While Greene is often regarded as a jazz musician, he played many musical styles. He was known to guitarists due to his role as a music educator, which included private teaching, seminars at the Guitar Institute of Technology, columns for Guitar Player magazine, and his series of instructional books on guitar harmony, chord melody and single-note soloing. A voracious reader of almost any book on music theory, especially from the 'Common Practice Period' (circa 1600-1900) he distilled very complex concepts regarding the structure of western music, and would write out more accessible versions for students to understand (handed out to students in the form of lesson "sheets"), often applying keyboard concepts to the guitar. For example, many transcriptions of the Chorals of J.S. Bach would be re-written for guitar, along with useful analysis applicable to any musical setting, such as Jazz and other styles.
While somewhat rare, he would also make occasional live appearances in clubs in the San Fernando Valley, usually playing a Fender Telecaster.
Greene typically worked as an accompanist behind vocalists, because he found group settings restrictive. While he was a sought-after session player, he derived much of his income from tutoring, ultimately writing four books on the subject: Chord Chemistry, Modern Chord Progressions: Jazz and Classical Voicings for Guitar, and the two-volume Jazz Guitar: Single Note Soloing.
His playing style included techniques such as harp-like harmonic arpeggios, combined with gentle, tasteful neck vibrato,creating a "shimmer" to his sound. Other notable techniques included playing songs with a "walking bass" line with simultaneous melodies. Greene used counterpoint to improvise in a variety of styles, such as playing a jazz standard such as Autumn Leaves in Baroque style. He used a large variety of chord voicings, often creating the effect of two simultaneous players.

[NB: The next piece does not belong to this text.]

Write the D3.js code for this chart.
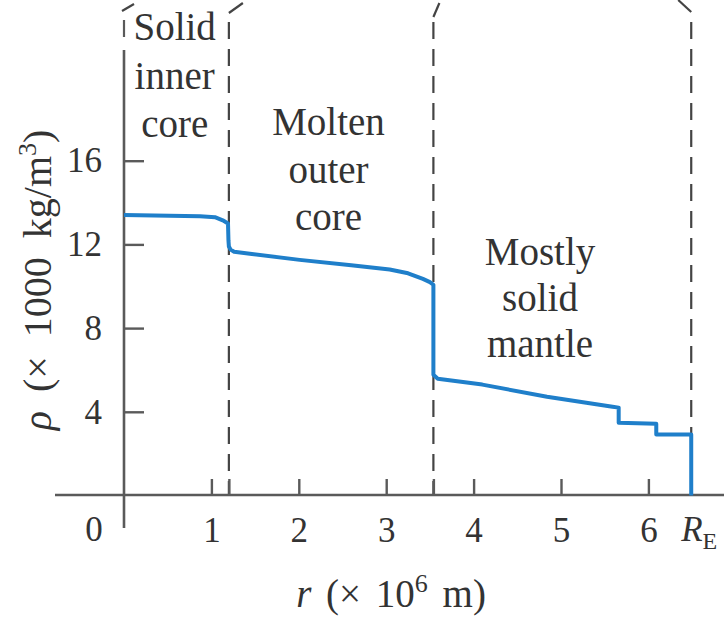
<!DOCTYPE html>
<html><head><meta charset="utf-8">
<script src="https://cdn.jsdelivr.net/npm/d3@7"></script>
<style>
body{margin:0;background:#fff;}
svg{display:block;}
text{font-family:"Liberation Serif","Times New Roman",serif;fill:#333;}
</style></head>
<body><div id="chart"></div>
<script>
// radius (x 10^6 m) and density (x 1000 kg/m^3)
const radius  = [0, 0.87, 1.04, 1.13, 1.19, 1.195, 1.20, 1.22, 1.26, 1.44, 2.01, 2.6, 3.04, 3.25, 3.42, 3.50, 3.54, 3.54, 3.59, 4.1, 4.84, 5.59, 5.66, 5.66, 6.09, 6.09, 6.49, 6.49];
const density = [13.4, 13.35, 13.3, 13.15, 13.0, 12.2, 11.9, 11.75, 11.65, 11.55, 11.26, 11.0, 10.8, 10.62, 10.35, 10.2, 10.07, 5.77, 5.58, 5.3, 4.72, 4.24, 4.2, 3.48, 3.43, 2.91, 2.91, 0];
const yTicks = [4, 8, 12, 16];
const xTicks = [1, 1.2, 2, 3, 3.54, 4, 5, 6];
const xTickLabels = ["1", "", "2", "3", "", "4", "5", "6"];
const boundaries = [1.2, 3.54, 6.49];
const rE = 6.49;
const regionNames = [["Solid", "inner", "core"], ["Molten", "outer", "core"], ["Mostly", "solid", "mantle"]];
const regionCenters = [0.58, 2.34, 4.76];

const W = 724, H = 617;
const svg = d3.select("#chart").append("svg").attr("width", W).attr("height", H);
const x = d3.scaleLinear().domain([0, 6]).range([124, 648.4]);
const y = d3.scaleLinear().domain([0, 16]).range([495.5, 160.7]);

const axisColor = "#5a5a5a";

// dashed boundary lines
boundaries.forEach(b => {
  svg.append("line").attr("x1", x(b)).attr("x2", x(b)).attr("y1", 22).attr("y2", 495)
    .attr("stroke", "#444").attr("stroke-width", 2.2).attr("stroke-dasharray", "17,10");
});
// bracket tips at top
const tips = [[x(0)-2, 11, x(0)+10, 4], [x(1.2), 13, x(1.2)+14, 3], [x(3.54), 17, x(3.54)+6, 3], [x(rE), 12, x(rE)-13, 0]];
tips.forEach(t => svg.append("line").attr("x1", t[0]).attr("y1", t[1]).attr("x2", t[2]).attr("y2", t[3])
  .attr("stroke", "#444").attr("stroke-width", 2.2));
svg.append("line").attr("x1", x(0)).attr("x2", x(0)).attr("y1", 20).attr("y2", 37)
  .attr("stroke", axisColor).attr("stroke-width", 2.2);

// axes lines
svg.append("line").attr("x1", 55).attr("x2", 724).attr("y1", 495).attr("y2", 495)
  .attr("stroke", axisColor).attr("stroke-width", 2.6);
svg.append("line").attr("x1", x(0)).attr("x2", x(0)).attr("y1", 50).attr("y2", 528)
  .attr("stroke", axisColor).attr("stroke-width", 2.6);

// y axis ticks
const yAxis = d3.axisLeft(y).tickValues(yTicks).tickSize(-20).tickPadding(22).tickFormat(d3.format("d"));
const gy = svg.append("g").attr("transform", `translate(${x(0)},0)`).call(yAxis);
gy.select(".domain").remove();
gy.selectAll(".tick line").attr("stroke", axisColor).attr("stroke-width", 2.4);
gy.selectAll(".tick text").attr("font-size", 35).attr("fill", "#333")
  .attr("font-family", "Liberation Serif, serif");

// x axis ticks
const xAxis = d3.axisBottom(x).tickValues(xTicks).tickSize(-16).tickPadding(22)
  .tickFormat((d, i) => xTickLabels[i]);
const gx = svg.append("g").attr("transform", "translate(0,495)").call(xAxis);
gx.select(".domain").remove();
gx.selectAll(".tick line").attr("stroke", axisColor).attr("stroke-width", 2.4);
gx.selectAll(".tick text").attr("font-size", 35).attr("fill", "#333")
  .attr("font-family", "Liberation Serif, serif");

svg.append("text").attr("x", x(0) - 30).attr("y", 541).attr("text-anchor", "middle")
  .attr("font-size", 35).text("0");
const re = svg.append("text").attr("x", x(rE) - 10).attr("y", 541).attr("font-size", 35);
re.append("tspan").attr("font-style", "italic").text("R");
re.append("tspan").attr("font-size", 24).attr("dy", 8).text("E");

// density curve
const line = d3.line().x((d, i) => x(radius[i])).y((d, i) => y(density[i]));
svg.append("path").datum(density).attr("d", line).attr("fill", "none")
  .attr("stroke", "#1f7fca").attr("stroke-width", 4).attr("stroke-linejoin", "round");

// region labels
const baselines = [[40, 89, 137], [135, 183, 230], [265, 311, 357]];
regionNames.forEach((lines, gi) => {
  lines.forEach((s, li) => {
    svg.append("text").attr("x", x(regionCenters[gi])).attr("y", baselines[gi][li]).attr("text-anchor", "middle")
      .attr("font-size", 39).text(s);
  });
});

// y axis title
const yt = svg.append("text").attr("transform", "translate(51,280) rotate(-90)")
  .attr("text-anchor", "middle").attr("font-size", 40).attr("word-spacing", 9);
yt.append("tspan").attr("font-style", "italic").text("ρ");
yt.append("tspan").text(" (× 1000 kg/m");
yt.append("tspan").attr("font-size", 26).attr("dy", -15).text("3");
yt.append("tspan").attr("dy", 15).text(")");

// x axis title
const xt = svg.append("text").attr("x", 391).attr("y", 607).attr("text-anchor", "middle")
  .attr("font-size", 39).attr("word-spacing", 5);
xt.append("tspan").attr("font-style", "italic").text("r");
xt.append("tspan").text(" (× 10");
xt.append("tspan").attr("font-size", 26).attr("dy", -15).text("6");
xt.append("tspan").attr("dy", 15).text(" m)");
</script></body></html>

He recorded one album "Solo Guitar" in 1977, and although respected by guitarists, he was not well known to the public. The recording, which was originally released in 1977 on PMP Records contains no "over dubbing" (multiple track recording). Guitar virtuoso Steve Vai has praised Greene's musical knowledge and perceptiveness on this recording, stating that Greene "...is totally in touch with the potential of harmonic constructions" which allows him to create an "...organic and inspired listening delight." Josh Gordon from Just Jazz Guitar Magazine stated that the recording has a "...feeling of perfect proportion" and a "full spectrum of emotion and harmonic vision." Steven Rosenberg from the Los Angeles Daily Newspaper stated that "Greene managed to raise the bar for solo guitar."
Greene helped Fender design a 1952 Telecaster vintage reissue (their first such reissue) by making reference to his collection of old Telecasters, Broadcasters and Nocasters. Greene died in his apartment in Encino, of a heart attack at age 58. Over 700 of his friends, former students and other musicians attended his memorial. Ted is survived by his long time life partner and soulmate, Barbara Franklin who is organizing and archiving his written notes on music and guitar playing.